The soil along the shores of Bolivia's Salar de Uyuni is not only highly saline, but also extremely dry, with an annual rainfall of approximately 200 mm. For this reason, it is not possible to grow even barley or wheat, and quinoa is the only crop that can be grown here. One clue to why quinoa can be grown under such drought-stressed conditions is being obtained by measuring daily changes in stomatal opening of quinoa growing in farmers' fields. We measured stomatal opening in the field from 8:00 am to 4:00 pm under some of the world's highest solar radiation intensity and driest conditions, and the measurements were a true test of stamina, reminding us once again of the strength of quinoa.

Toward a Simplified Estimation of Quinoa Growth and Yield

Quinoa in Bolivia is subjected to diverse environmental stresses, and the slightest condition can cause growth instability, so quinoa growth is uneven even within a single field, making it very difficult to accurately determine growth conditions and yields.

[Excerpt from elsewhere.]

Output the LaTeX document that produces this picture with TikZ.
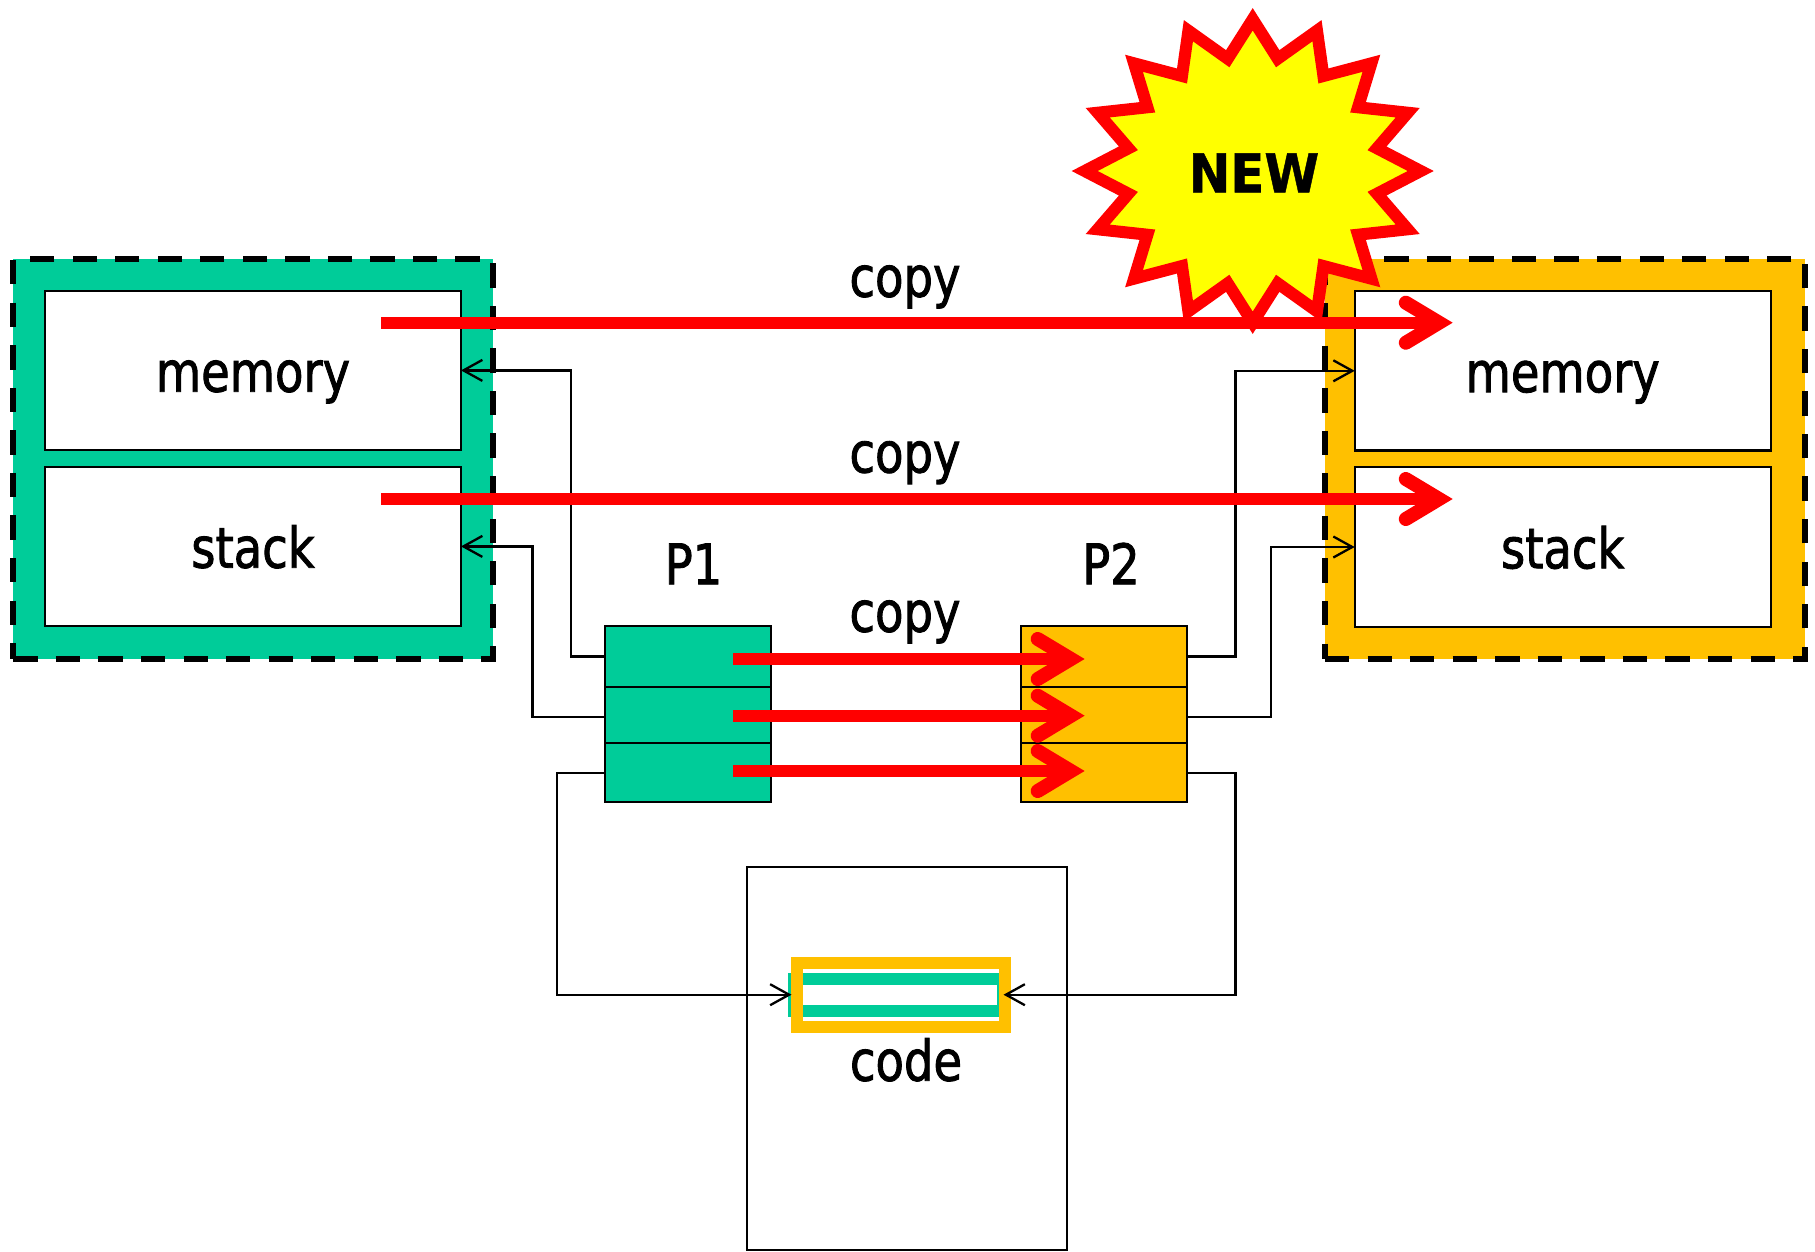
\documentclass[tikz,border=0pt]{standalone}
\usepackage{fontspec}
\setmainfont{DejaVu Sans}[FakeStretch=0.83,FakeBold=1.5]
\newfontfamily\burstfont{DejaVu Sans Bold}[FakeStretch=0.93,FakeBold=0.8]
\usetikzlibrary{arrows.meta}
\definecolor{grn}{HTML}{00CC99}
\definecolor{org}{HTML}{FFC000}
\definecolor{rd}{HTML}{FF0000}
\definecolor{yel}{HTML}{FFFF00}
\tikzset{
  x=1pt,y=-1pt,
  lbl/.style={inner sep=0pt,outer sep=0pt,font=\fontsize{56}{60}\selectfont,text height=42.6pt,text depth=0pt},
  freelbl/.style={inner sep=0pt,outer sep=0pt,anchor=base,font=\fontsize{56}{60}\selectfont},
  dashborder/.style={draw=black,line width=6pt,dash pattern=on 24.3pt off 18.25pt},
  inbox/.style={lbl,draw=black,line width=2.2pt,fill=white,minimum width=416pt,minimum height=159.4pt},
  row/.style={draw=black,line width=2.2pt,inner sep=0pt,outer sep=0pt,minimum width=166pt},
  conn/.style={draw=black,line width=2.3pt,-{Straight Barb[length=19pt,width=21pt,line width=2.3pt]}},
  bigarrow/.style={draw=rd,line width=12pt,-{Straight Barb[length=33.3pt,width=40pt,line width=14pt,line cap=round,line join=miter]}},
}
\begin{document}
\begin{tikzpicture}
\useasboundingbox (0,0) rectangle (1815,1251);
% left block
\fill[grn] (13.3,258.5) rectangle (493.3,658.5);
\node[inbox] (lmem) at (253,370.4) {memory};
\node[inbox] (lstk) at (253,546.4) {stack};
\draw[dashborder] (13.3,658.5) -- (493.3,658.5) -- (493.3,258.5) -- (13.3,258.5) -- cycle;
% right block
\fill[org] (1325,259) rectangle (1805,659);
\node[inbox] (rmem) at (1562.7,370.8) {memory};
\node[inbox] (rstk) at (1562.7,547) {stack};
\draw[dashborder] (1325,659) -- (1805,659) -- (1805,259) -- (1325,259) -- cycle;
% tables
\node[row,fill=grn,minimum height=60.7pt] (pa) at (688,656.4) {};
\node[row,fill=grn,minimum height=56pt] (pb) at (688,714.7) {};
\node[row,fill=grn,minimum height=59.6pt] (pc) at (688,772.5) {};
\node[row,fill=org,minimum height=60.7pt] (qa) at (1104,656.4) {};
\node[row,fill=org,minimum height=56pt] (qb) at (1104,714.7) {};
\node[row,fill=org,minimum height=59.6pt] (qc) at (1104,772.5) {};
\node[freelbl] (plabel) at (693.5,584.3) {P1};
\node[freelbl] (qlabel) at (1111,584.3) {P2};
% code
\node[draw=black,line width=2.2pt,inner sep=0pt,outer sep=0pt,minimum width=320pt,minimum height=383pt] (codebox) at (906.7,1058.5) {};
\fill[grn] (788.3,973) rectangle (999,1017);
\fill[white] (800,985) rectangle (997,1005);
\node[draw=org,line width=12pt,inner sep=0pt,outer sep=6pt,minimum width=208pt,minimum height=63.7pt] (slot) at (901,994.85) {};
\node[freelbl] (codelabel) at (906,1080.7) {code};
% connectors
\coordinate (v1) at (570.7,656.4);
\coordinate (v2) at (532.5,717);
\coordinate (v3) at (556.8,772.7);
\coordinate (w1) at (1235.5,656.4);
\coordinate (w2) at (1271,717);
\coordinate (w3) at (1235.5,772.7);
\coordinate (slotl) at (791.5,994.7);
\coordinate (slotr) at (1003.5,994.7);
\draw[conn] (pa.west) -- (v1) |- (lmem.east);
\draw[conn] (pb.west |- v2) -- (v2) |- (lstk.east);
\draw[conn] (pc.west |- v3) -- (v3) |- (slotl);
\draw[conn] (qa.east) -- (w1) |- (rmem.west);
\draw[conn] (qb.east |- w2) -- (w2) |- (rstk.west);
\draw[conn] (qc.east |- w3) -- (w3) |- (slotr);
% star
\draw[draw=rd,fill=yel,line width=12pt,miter limit=20,shift={(1252.7,171)}]
 (0,-151.7) -- (25,-112.3) -- (64.3,-140.3) -- (70.7,-95) -- (118.7,-107.7) -- (105.3,-63.7) -- (155,-58.3) -- (124.3,-22.7) -- (168,0)
 -- (124.3,22.7) -- (155,58.3) -- (105.3,63.7) -- (118.7,107.7) -- (70.7,95) -- (64.3,140.3) -- (25,112.3) -- (0,151.7)
 -- (-25,112.3) -- (-64.3,140.3) -- (-70.7,95) -- (-118.7,107.7) -- (-105.3,63.7) -- (-155,58.3) -- (-124.3,22.7) -- (-168,0)
 -- (-124.3,-22.7) -- (-155,-58.3) -- (-105.3,-63.7) -- (-118.7,-107.7) -- (-70.7,-95) -- (-64.3,-140.3) -- (-25,-112.3) -- cycle;
\node[inner sep=0pt,outer sep=0pt,anchor=base,font={\burstfont\fontsize{53.5}{60}\selectfont}] (newlabel) at (1254,192.3) {NEW};
% copy labels
\node[freelbl] (c1) at (905,296.7) {copy};
\node[freelbl] (c2) at (905,472.5) {copy};
\node[freelbl] (c3) at (905,631.7) {copy};
% red arrows
\coordinate (s1) at (381,322.7); \coordinate (e1) at (1452.7,322.7);
\coordinate (s2) at (381,499); \coordinate (e2) at (1452.7,499);
\coordinate (s3) at (733,659); \coordinate (e3) at (1084.6,659);
\coordinate (s4) at (733,715.7); \coordinate (e4) at (1084.6,715.7);
\coordinate (s5) at (733,771); \coordinate (e5) at (1084.6,771);
\draw[bigarrow] (s1) -- (e1);
\draw[bigarrow] (s2) -- (e2);
\draw[bigarrow] (s3) -- (e3);
\draw[bigarrow] (s4) -- (e4);
\draw[bigarrow] (s5) -- (e5);
\end{tikzpicture}
\end{document}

For this reason, we are working to develop a technology that can estimate quinoa growth and yield quickly and accurately using drones; during a business trip in March 2023, we used drones to take aerial photos of quinoa fields in diverse quinoa plots. We will continue to measure individual quinoa yields and develop the technology.

Collection of quinoa genetic resources

Quinoa has a wide variety of morphological traits, and the conservation of this high genetic diversity is of paramount importance in supporting the foundation of quinoa breeding. In addition to quinoa, Bolivia also has a large number of ahara, a closely related wild species that is an associated weed of quinoa, and although farmers do not cultivate this ahara, they collect and use the ahara that is harvested in their fields. In fact, in town, ahara fetches a higher price than quinoa. We are also collecting genetic resources, including a variety of closely related wild species. We have discovered a variety of quinoa species in the field, including a variety of colors and a variety with high deseedability, making it a veritable treasure trove of genetic resources. Through these activities, we are building a foundation for future breeding.

Exploring the Limits of Quinoa Cultivation

Quinoa is resistant to dryness, cold, and salt damage, and is the only crop grown along the shores of Bolivia's Salar de Uyuni. This photo shows a field of quinoa cultivated along the shores of Salar de Uyuni in Bolivia, looking toward the lake. You can see the salt from Salar de Uyuni precipitating at the far end of the field. And beyond that, no plants are growing. This is the very limit of quinoa cultivation as far as salt stress is concerned. We are trying to understand why quinoa can be grown under such harsh conditions by comparing the plant physiology of locally grown quinoa with the soil and other environmental conditions.